With regards to transaction costs, we observed more practices. This is due to the new type of cost disclosed and the volatility of this figure. Still, there is a trend toward applying a combination of both relative and an absolute thresholds (71% of the market participants) with most preferring a 5% relative and 10 basis points absolute threshold. Only 8% decided to apply the ALFI suggestion of 5% relative threshold.

Incidental costs do not apply for every product or every Asset Manager. However, among those subject to such fees, 23% do not perform any monitoring beyond the annual KID update. This is linked to the frequency of performance fee payments.54% of respondent tended to apply a combination of relative and absolute treshhold with the preference towardto 5% and 5 basis points implemented by 38% of all respondents with performance fees.
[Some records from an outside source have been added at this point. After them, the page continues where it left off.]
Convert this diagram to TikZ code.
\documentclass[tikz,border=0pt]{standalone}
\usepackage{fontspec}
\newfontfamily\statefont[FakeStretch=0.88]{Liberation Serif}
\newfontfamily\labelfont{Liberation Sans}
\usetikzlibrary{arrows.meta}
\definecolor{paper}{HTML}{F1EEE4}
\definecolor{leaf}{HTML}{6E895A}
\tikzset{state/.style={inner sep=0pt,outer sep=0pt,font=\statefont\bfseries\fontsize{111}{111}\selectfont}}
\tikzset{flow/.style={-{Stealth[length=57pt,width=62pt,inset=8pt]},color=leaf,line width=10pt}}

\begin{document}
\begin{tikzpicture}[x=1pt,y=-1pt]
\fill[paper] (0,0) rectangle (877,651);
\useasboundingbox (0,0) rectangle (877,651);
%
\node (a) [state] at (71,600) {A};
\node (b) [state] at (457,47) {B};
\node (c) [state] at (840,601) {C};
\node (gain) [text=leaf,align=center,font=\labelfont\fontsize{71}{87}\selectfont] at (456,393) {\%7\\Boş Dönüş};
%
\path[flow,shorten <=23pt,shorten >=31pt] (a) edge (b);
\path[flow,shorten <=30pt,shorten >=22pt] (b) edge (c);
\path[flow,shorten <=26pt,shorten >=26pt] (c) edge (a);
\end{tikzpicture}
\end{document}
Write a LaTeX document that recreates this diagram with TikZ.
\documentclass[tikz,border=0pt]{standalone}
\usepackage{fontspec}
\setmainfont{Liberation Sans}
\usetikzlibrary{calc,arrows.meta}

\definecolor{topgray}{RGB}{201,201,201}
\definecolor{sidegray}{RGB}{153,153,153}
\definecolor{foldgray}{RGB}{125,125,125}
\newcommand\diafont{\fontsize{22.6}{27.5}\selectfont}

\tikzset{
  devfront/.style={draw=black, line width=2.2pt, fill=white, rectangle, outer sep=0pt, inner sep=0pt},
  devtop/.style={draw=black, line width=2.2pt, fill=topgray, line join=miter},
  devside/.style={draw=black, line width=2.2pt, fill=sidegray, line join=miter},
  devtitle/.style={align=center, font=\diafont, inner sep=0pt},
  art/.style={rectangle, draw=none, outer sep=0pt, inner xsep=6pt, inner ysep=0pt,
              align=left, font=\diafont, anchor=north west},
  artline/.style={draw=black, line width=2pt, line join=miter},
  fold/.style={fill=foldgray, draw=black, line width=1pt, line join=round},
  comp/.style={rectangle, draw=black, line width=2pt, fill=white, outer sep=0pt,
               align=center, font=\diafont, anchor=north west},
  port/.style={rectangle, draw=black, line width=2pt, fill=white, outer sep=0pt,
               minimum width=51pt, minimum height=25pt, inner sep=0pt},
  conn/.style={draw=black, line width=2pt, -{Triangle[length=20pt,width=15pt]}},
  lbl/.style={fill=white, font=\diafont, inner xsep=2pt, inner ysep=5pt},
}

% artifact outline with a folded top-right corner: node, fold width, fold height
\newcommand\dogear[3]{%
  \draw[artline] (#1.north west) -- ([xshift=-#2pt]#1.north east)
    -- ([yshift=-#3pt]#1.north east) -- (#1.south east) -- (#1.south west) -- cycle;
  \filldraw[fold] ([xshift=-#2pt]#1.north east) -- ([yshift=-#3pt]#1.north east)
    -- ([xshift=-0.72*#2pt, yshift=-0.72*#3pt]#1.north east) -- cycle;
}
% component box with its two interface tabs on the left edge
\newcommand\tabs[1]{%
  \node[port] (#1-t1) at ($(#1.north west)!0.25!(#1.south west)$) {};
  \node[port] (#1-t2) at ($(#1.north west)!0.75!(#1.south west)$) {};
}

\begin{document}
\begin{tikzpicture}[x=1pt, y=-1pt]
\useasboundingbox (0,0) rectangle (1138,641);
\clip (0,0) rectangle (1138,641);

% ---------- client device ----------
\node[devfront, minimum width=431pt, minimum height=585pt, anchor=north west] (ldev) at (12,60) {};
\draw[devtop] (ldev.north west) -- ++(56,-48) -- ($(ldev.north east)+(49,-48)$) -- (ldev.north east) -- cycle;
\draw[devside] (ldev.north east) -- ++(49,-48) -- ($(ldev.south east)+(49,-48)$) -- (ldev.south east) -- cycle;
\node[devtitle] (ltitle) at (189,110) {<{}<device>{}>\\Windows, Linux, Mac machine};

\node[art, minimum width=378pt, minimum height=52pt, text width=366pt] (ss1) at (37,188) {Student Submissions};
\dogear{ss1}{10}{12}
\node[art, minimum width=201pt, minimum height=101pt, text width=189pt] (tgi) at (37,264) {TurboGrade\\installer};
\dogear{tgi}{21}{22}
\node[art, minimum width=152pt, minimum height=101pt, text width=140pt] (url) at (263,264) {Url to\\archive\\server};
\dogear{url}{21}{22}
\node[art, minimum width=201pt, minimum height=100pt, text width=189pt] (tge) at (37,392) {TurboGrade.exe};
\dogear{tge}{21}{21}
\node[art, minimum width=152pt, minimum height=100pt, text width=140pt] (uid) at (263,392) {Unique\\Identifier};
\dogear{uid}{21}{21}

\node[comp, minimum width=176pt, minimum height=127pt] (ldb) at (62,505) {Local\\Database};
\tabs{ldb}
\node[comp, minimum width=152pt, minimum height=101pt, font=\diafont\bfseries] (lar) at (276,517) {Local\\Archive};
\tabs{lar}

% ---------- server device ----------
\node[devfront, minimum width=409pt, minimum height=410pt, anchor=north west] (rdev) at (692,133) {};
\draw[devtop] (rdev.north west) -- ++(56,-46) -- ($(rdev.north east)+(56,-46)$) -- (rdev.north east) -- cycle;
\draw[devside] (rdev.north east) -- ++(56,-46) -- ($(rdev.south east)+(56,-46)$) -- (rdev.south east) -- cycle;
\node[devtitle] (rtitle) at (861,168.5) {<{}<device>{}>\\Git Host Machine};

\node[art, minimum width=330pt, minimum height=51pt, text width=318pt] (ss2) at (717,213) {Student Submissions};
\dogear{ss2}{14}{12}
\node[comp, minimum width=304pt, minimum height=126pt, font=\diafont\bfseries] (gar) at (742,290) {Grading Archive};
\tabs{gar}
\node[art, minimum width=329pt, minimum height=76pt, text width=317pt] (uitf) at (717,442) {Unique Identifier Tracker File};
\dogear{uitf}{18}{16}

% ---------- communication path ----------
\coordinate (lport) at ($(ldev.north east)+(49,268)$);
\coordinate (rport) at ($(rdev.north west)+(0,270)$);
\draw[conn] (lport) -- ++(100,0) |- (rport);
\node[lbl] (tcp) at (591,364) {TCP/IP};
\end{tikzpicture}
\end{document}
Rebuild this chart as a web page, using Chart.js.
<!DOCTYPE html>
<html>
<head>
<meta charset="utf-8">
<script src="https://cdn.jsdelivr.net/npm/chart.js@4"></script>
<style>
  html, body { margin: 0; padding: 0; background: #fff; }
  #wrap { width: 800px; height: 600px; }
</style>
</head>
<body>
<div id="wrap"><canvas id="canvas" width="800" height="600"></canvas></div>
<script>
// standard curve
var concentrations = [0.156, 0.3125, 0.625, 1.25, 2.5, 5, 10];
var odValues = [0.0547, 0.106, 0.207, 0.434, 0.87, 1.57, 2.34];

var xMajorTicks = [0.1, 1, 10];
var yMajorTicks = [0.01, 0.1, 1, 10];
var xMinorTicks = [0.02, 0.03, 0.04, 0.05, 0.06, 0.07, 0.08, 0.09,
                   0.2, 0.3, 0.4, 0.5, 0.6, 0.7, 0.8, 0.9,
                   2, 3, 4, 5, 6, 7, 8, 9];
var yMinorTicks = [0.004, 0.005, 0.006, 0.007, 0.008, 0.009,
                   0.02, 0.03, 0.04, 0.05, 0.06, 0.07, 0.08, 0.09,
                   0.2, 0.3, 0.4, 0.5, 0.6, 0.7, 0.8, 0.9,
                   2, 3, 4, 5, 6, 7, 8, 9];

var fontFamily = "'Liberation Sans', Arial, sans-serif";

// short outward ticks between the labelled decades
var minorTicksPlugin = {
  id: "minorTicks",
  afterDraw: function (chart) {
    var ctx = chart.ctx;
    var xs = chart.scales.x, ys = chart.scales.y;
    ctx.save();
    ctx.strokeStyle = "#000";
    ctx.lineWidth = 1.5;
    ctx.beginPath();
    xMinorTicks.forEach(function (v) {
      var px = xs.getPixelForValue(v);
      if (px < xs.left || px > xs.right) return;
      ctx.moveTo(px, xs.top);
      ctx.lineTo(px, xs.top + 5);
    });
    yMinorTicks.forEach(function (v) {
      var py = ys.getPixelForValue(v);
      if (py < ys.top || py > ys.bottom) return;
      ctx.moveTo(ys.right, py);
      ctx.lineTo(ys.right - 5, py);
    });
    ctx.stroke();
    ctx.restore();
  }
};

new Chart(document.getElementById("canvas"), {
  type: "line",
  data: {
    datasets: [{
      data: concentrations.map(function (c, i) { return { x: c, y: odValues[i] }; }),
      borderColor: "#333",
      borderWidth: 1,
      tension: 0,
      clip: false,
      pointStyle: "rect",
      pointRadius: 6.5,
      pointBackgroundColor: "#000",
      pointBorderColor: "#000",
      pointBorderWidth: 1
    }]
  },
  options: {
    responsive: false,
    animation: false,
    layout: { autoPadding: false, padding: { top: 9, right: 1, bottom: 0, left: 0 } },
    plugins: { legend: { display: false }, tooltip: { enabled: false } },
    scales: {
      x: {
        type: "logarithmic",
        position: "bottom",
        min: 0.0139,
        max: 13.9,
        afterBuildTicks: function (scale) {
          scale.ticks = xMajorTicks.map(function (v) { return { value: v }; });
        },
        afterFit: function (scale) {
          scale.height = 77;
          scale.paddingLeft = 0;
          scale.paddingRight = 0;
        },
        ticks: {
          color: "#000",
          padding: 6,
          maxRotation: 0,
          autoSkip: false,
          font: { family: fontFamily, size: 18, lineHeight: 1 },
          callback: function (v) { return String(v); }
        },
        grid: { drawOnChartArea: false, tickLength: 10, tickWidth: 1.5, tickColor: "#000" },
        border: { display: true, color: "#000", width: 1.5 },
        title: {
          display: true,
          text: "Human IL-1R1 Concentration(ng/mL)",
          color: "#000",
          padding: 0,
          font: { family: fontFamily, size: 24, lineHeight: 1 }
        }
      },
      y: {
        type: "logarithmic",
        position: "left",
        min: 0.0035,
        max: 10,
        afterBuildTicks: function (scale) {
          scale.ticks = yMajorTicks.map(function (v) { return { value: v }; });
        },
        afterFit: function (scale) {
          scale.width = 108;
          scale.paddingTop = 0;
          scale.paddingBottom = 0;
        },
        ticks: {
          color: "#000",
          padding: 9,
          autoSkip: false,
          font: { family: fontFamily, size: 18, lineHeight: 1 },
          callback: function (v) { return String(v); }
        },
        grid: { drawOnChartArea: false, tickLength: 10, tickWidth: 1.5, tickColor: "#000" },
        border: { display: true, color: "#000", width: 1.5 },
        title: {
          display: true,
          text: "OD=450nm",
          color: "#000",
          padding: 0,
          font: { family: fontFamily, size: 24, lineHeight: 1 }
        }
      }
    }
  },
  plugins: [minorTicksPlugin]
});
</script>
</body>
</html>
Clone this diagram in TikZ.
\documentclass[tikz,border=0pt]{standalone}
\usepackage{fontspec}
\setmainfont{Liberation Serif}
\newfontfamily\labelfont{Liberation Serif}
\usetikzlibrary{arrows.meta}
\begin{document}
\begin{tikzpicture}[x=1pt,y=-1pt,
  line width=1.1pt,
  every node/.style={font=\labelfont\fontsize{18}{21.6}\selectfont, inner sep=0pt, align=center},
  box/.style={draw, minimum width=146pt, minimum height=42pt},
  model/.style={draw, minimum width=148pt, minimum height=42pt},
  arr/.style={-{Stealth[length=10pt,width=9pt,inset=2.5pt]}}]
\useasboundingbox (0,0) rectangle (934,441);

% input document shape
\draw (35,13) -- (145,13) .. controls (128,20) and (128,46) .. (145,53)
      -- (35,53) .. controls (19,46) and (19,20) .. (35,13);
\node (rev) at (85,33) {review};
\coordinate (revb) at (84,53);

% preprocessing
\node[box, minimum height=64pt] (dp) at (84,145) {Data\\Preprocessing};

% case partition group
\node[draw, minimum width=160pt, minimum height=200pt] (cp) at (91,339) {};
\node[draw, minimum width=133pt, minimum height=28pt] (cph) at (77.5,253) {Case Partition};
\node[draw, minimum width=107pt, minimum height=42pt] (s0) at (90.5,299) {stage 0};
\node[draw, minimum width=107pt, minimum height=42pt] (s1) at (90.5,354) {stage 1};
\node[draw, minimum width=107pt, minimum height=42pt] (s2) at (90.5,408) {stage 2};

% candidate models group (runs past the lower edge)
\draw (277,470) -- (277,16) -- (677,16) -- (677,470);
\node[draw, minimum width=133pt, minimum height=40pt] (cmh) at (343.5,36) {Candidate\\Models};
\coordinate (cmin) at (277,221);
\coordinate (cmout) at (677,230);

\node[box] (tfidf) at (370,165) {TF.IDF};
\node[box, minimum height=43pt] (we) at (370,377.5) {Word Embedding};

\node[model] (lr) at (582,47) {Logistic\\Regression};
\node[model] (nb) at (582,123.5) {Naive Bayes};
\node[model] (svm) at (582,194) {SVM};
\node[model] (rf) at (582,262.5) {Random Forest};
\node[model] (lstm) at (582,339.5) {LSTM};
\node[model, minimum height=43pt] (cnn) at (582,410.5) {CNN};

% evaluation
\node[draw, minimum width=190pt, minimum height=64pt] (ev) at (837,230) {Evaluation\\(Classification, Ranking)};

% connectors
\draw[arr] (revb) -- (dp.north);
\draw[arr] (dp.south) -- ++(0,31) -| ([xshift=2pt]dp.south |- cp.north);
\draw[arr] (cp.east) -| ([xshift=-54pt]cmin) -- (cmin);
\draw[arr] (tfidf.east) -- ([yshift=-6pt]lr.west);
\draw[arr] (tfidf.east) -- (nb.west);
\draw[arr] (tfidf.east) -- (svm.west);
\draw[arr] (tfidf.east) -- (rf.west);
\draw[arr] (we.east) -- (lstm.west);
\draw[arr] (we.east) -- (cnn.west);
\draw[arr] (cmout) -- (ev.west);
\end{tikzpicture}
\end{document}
The ALFI suggestion of 5% relative is followed by 15% of the market.

What’s next

The year-end is approaching, signaling the annual update for most participants in the UCITS KIID and PRIIPs KID annual processes. We expect UCITS KIID to be updated first to meet the 35 business day requirement. CSSF mentioned a recommendation to align the PRIIPs KIDs submission with the same time but it is a good practice rather than a regulatory requirement. PRIIPs documents should be updated before the anniversary of their end of december 2022 KIDs.

After this process is complete, we will continue to monitor the evolving market practice and potential updates in industry guidance.